**TASK PROMPT**.
Drop the images; return everything else in the listing below exactly.

**SOURCE DATA**.

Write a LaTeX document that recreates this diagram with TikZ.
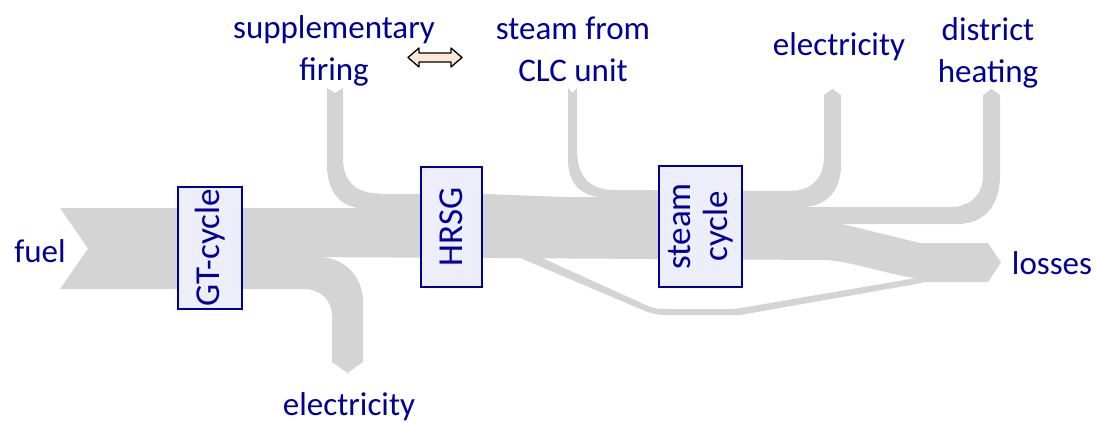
\documentclass[tikz,border=0pt]{standalone}
\usepackage{fontspec}
\setmainfont{Carlito}
\usepackage{tikz}

\definecolor{flowgray}{RGB}{212,212,212}
\definecolor{labelblue}{RGB}{0,0,150}
\definecolor{boxfill}{RGB}{238,238,250}
\definecolor{peach}{RGB}{253,231,214}

\tikzset{
  unit/.style={draw=labelblue, line width=1.6pt, fill=boxfill, text=labelblue,
    rotate=90, inner sep=0pt, align=center, font=\fontsize{35}{37}\selectfont},
  tag/.style={text=labelblue, inner sep=0pt, align=center, font=\fontsize{33}{42}\selectfont},
}

\begin{document}
\begin{tikzpicture}[x=1pt,y=-1pt]
            \useasboundingbox (0,0) rectangle (1096,423);

            % main stream, fuel in and losses out
            \fill[flowgray] (60,208) -- (376,208) -- (376,194) -- (485,194) -- (565,197) -- (605,197) -- (605,190)
                -- (797,191) -- (797,207) -- (842,207) -- (842,224) -- (920,243) -- (988,243) -- (1001,262.5)
                -- (988,282) -- (920,282) -- (920,279) .. controls (890,275) and (850,261) .. (825,260)
                -- (485,258) -- (300,257) -- (300,289) -- (60,289) -- (88,248.5) -- cycle;

            % branches leaving / joining the main stream
            \fill[flowgray] (298,257) -- (318,257) .. controls (345,257) and (363,277) .. (363,302) -- (363,362)
                -- (347.5,373) -- (332,362) -- (332,317) .. controls (332,300) and (321,289) .. (303,289) -- (298,289) -- cycle;
            \fill[flowgray] (327,88) -- (335,93) -- (343,88) -- (343,158) .. controls (343,182) and (356,193.5) .. (380,193.5)
                -- (380,210) -- (367,209) .. controls (342,209) and (327,193) .. (327,165) -- cycle;
            \fill[flowgray] (568,88) -- (572.5,93) -- (577,88) -- (577,150) .. controls (577,177) and (590,190) .. (615,190)
                -- (615,198) -- (603,197) .. controls (582,197) and (568,184) .. (568,160) -- cycle;
            \fill[flowgray] (780,191) -- (790,191) .. controls (811,191) and (824,178) .. (824,157) -- (824,95)
                -- (832.5,89) -- (841,95) -- (841,165) .. controls (841,191) and (826,207) .. (802,207) -- (780,207) -- cycle;
            \fill[flowgray] (835,207) -- (950,207) .. controls (970,207) and (983,195) .. (983,175) -- (983,95)
                -- (991.5,89) -- (1000,95) -- (1000,175) .. controls (1000,205) and (985,224) .. (957,224) -- (835,224) -- cycle;

            % thin bypass under the steam cycle
            \fill[flowgray] (518,257) -- (540,257) -- (648,306) .. controls (655,309) and (660,309) .. (668,309) -- (735,309)
                -- (922,277) -- (922,283) -- (740,315) -- (668,315) .. controls (658,315) and (652,314) .. (645,311) -- cycle;

            \node[unit, minimum width=122, minimum height=64] (gt) at (210,248) {GT-cycle};
            \node[unit, minimum width=120, minimum height=61] (hrsg) at (451.5,227) {HRSG};
            \node[unit, minimum width=121, minimum height=83] (steam) at (700.5,226.5) {steam\\cycle};

            \draw[line width=1.3, line join=round, fill=peach] (408,57.5) -- (419,48) -- (419,53) -- (451,53) -- (451,48)
                -- (462,57.5) -- (451,67) -- (451,62) -- (419,62) -- (419,67) -- cycle;

            \node[tag] (supp) at (334,51) {supplementary\\firing};
            \node[tag] (clc) at (573,49.5) {steam from\\CLC unit};
            \node[tag, anchor=base] (elsteam) at (839,55) {electricity};
            \node[tag] (dh) at (988,53) {district\\heating};
            \node[tag, anchor=base] (fuel) at (40,262) {fuel};
            \node[tag, anchor=base] (loss) at (1052,274) {losses};
            \node[tag, anchor=base] (elgt) at (349,415) {electricity};
        \end{tikzpicture}
\end{document}
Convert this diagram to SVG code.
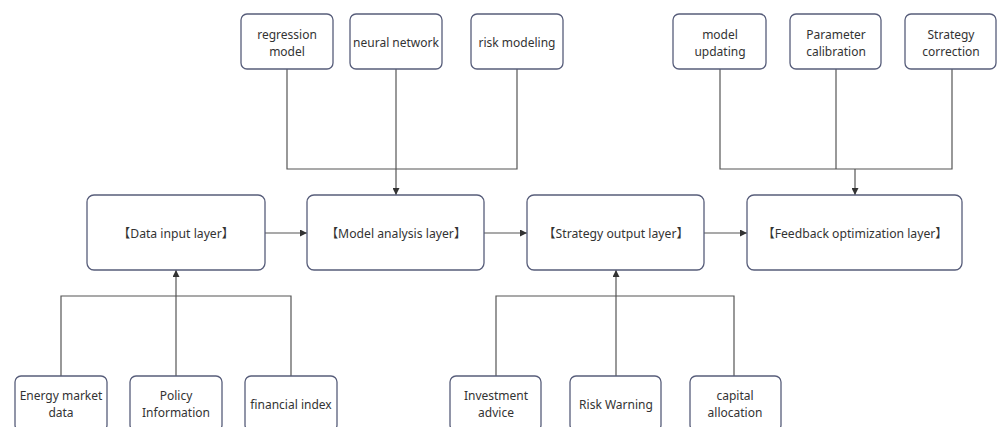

**CORRECT RESPONSE**.
Write a LaTeX document that recreates this diagram with TikZ.
\documentclass[tikz,border=0pt]{standalone}
\usepackage{fontspec}
\setmainfont{Carlito}
\usepackage{tikz}

\definecolor{flowgray}{RGB}{212,212,212}
\definecolor{labelblue}{RGB}{0,0,150}
\definecolor{boxfill}{RGB}{238,238,250}
\definecolor{peach}{RGB}{253,231,214}

\tikzset{
  unit/.style={draw=labelblue, line width=1.6pt, fill=boxfill, text=labelblue,
    rotate=90, inner sep=0pt, align=center, font=\fontsize{35}{37}\selectfont},
  tag/.style={text=labelblue, inner sep=0pt, align=center, font=\fontsize{33}{42}\selectfont},
}

\begin{document}
\begin{tikzpicture}[x=1pt,y=-1pt]
            \useasboundingbox (0,0) rectangle (1096,423);

            % main stream, fuel in and losses out
            \fill[flowgray] (60,208) -- (376,208) -- (376,194) -- (485,194) -- (565,197) -- (605,197) -- (605,190)
                -- (797,191) -- (797,207) -- (842,207) -- (842,224) -- (920,243) -- (988,243) -- (1001,262.5)
                -- (988,282) -- (920,282) -- (920,279) .. controls (890,275) and (850,261) .. (825,260)
                -- (485,258) -- (300,257) -- (300,289) -- (60,289) -- (88,248.5) -- cycle;

            % branches leaving / joining the main stream
            \fill[flowgray] (298,257) -- (318,257) .. controls (345,257) and (363,277) .. (363,302) -- (363,362)
                -- (347.5,373) -- (332,362) -- (332,317) .. controls (332,300) and (321,289) .. (303,289) -- (298,289) -- cycle;
            \fill[flowgray] (327,88) -- (335,93) -- (343,88) -- (343,158) .. controls (343,182) and (356,193.5) .. (380,193.5)
                -- (380,210) -- (367,209) .. controls (342,209) and (327,193) .. (327,165) -- cycle;
            \fill[flowgray] (568,88) -- (572.5,93) -- (577,88) -- (577,150) .. controls (577,177) and (590,190) .. (615,190)
                -- (615,198) -- (603,197) .. controls (582,197) and (568,184) .. (568,160) -- cycle;
            \fill[flowgray] (780,191) -- (790,191) .. controls (811,191) and (824,178) .. (824,157) -- (824,95)
                -- (832.5,89) -- (841,95) -- (841,165) .. controls (841,191) and (826,207) .. (802,207) -- (780,207) -- cycle;
            \fill[flowgray] (835,207) -- (950,207) .. controls (970,207) and (983,195) .. (983,175) -- (983,95)
                -- (991.5,89) -- (1000,95) -- (1000,175) .. controls (1000,205) and (985,224) .. (957,224) -- (835,224) -- cycle;

            % thin bypass under the steam cycle
            \fill[flowgray] (518,257) -- (540,257) -- (648,306) .. controls (655,309) and (660,309) .. (668,309) -- (735,309)
                -- (922,277) -- (922,283) -- (740,315) -- (668,315) .. controls (658,315) and (652,314) .. (645,311) -- cycle;

            \node[unit, minimum width=122, minimum height=64] (gt) at (210,248) {GT-cycle};
            \node[unit, minimum width=120, minimum height=61] (hrsg) at (451.5,227) {HRSG};
            \node[unit, minimum width=121, minimum height=83] (steam) at (700.5,226.5) {steam\\cycle};

            \draw[line width=1.3, line join=round, fill=peach] (408,57.5) -- (419,48) -- (419,53) -- (451,53) -- (451,48)
                -- (462,57.5) -- (451,67) -- (451,62) -- (419,62) -- (419,67) -- cycle;

            \node[tag] (supp) at (334,51) {supplementary\\firing};
            \node[tag] (clc) at (573,49.5) {steam from\\CLC unit};
            \node[tag, anchor=base] (elsteam) at (839,55) {electricity};
            \node[tag] (dh) at (988,53) {district\\heating};
            \node[tag, anchor=base] (fuel) at (40,262) {fuel};
            \node[tag, anchor=base] (loss) at (1052,274) {losses};
            \node[tag, anchor=base] (elgt) at (349,415) {electricity};
        \end{tikzpicture}
\end{document}
Convert this diagram to SVG code.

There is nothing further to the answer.